Prospect News reports two new defaults for March 17-March 23, S&P five

By Caroline Salls

Pittsburgh, March 24 – Prospect News reported two new defaults for the period of March 17 through March 23.

Specifically, Prospect News reported Emerald Oil, Inc.’s Chapter 11 bankruptcy filing and Templar Energy LLC’s missed interest payment on its $1.45 billion second-lien term loan due Nov. 25, 2020.

Prospect News also reported a Chapter 11 filing made by Venoco, Inc. during the week, but Venoco had previously defaulted in connection with a Feb. 16 missed interest payment.

So far this year, Prospect News has reported 69 defaults, including 32 missed interest payments, 25 Chapter 11 filings, two each of insolvencies, Chapter 7 bankruptcy filings and missed interest and principal payments and one each of administrations, CCAA filings, Chapter 15 bankruptcy filings, judicial management requests, missed interest payments paid within the grace period and missed principal payments.

Meanwhile, Standard & Poor’s reported five new defaults for the week, raising its 2016 global corporate default tally to 31 issuers. S&P said this is the highest year-to-date tally at this point since 2009.

The defaults reported by the ratings agency for the week included:

• S&P lowered its corporate credit rating on Peabody Energy Corp. to D from CCC+ after the company said it will not comply with its financial covenants as of the end of March;

• S&P lowered its corporate credit rating on UCI Holdings Ltd. to SD from CCC after the company entered into a forbearance agreement with the holders of its 8 5/8% senior unsecured notes following its failure to make an interest payment on Feb. 16;

• S&P lowered its global scale corporate credit rating on Usinas Siderurgicas de Minas Gerais SA to SD from CCC+ after it reached a standstill agreement with the banks that hold most of its debt as part of a restructuring process;

• S&P lowered its corporate credit rating on American Media Inc. to SD from CCC+ after the company completed an exchange of $58.9 million of its existing 11˝% first-lien senior secured notes due 2017 for $78 million 7% senior secured second-lien notes due 2020; and

• S&P lowered its corporate credit rating on Templar Energy to SD from CCC- to reflect the company’s decision to skip the interest payment on the second-lien term loan and enter into a 30-day grace period while it negotiates a debt restructuring.

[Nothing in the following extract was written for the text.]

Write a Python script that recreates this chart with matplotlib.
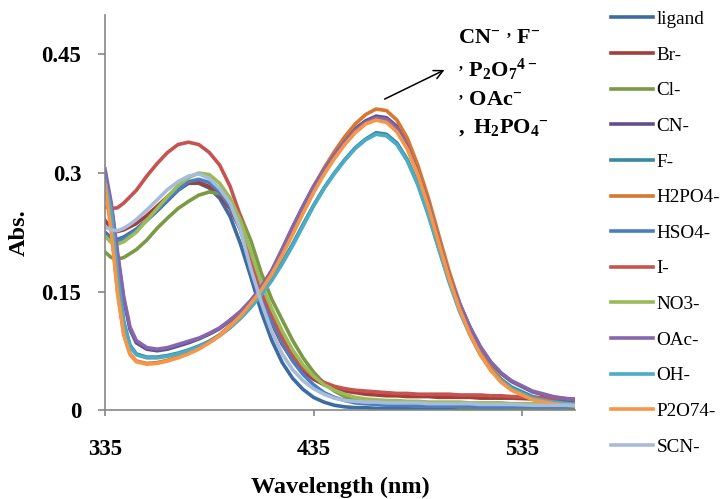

S&P said that of the 31 defaulting issuers so far in 2016, 14 defaulted because of missed interest payments, nine because of distressed exchanges, five after bankruptcy filings, two because of de facto restructurings and one because of a regulatory intervention.

Of the 31 defaulting issuers, 27 are based in the United States, three in emerging markets and one in the other developed nations, which include Australia, Canada, Japan and New Zealand.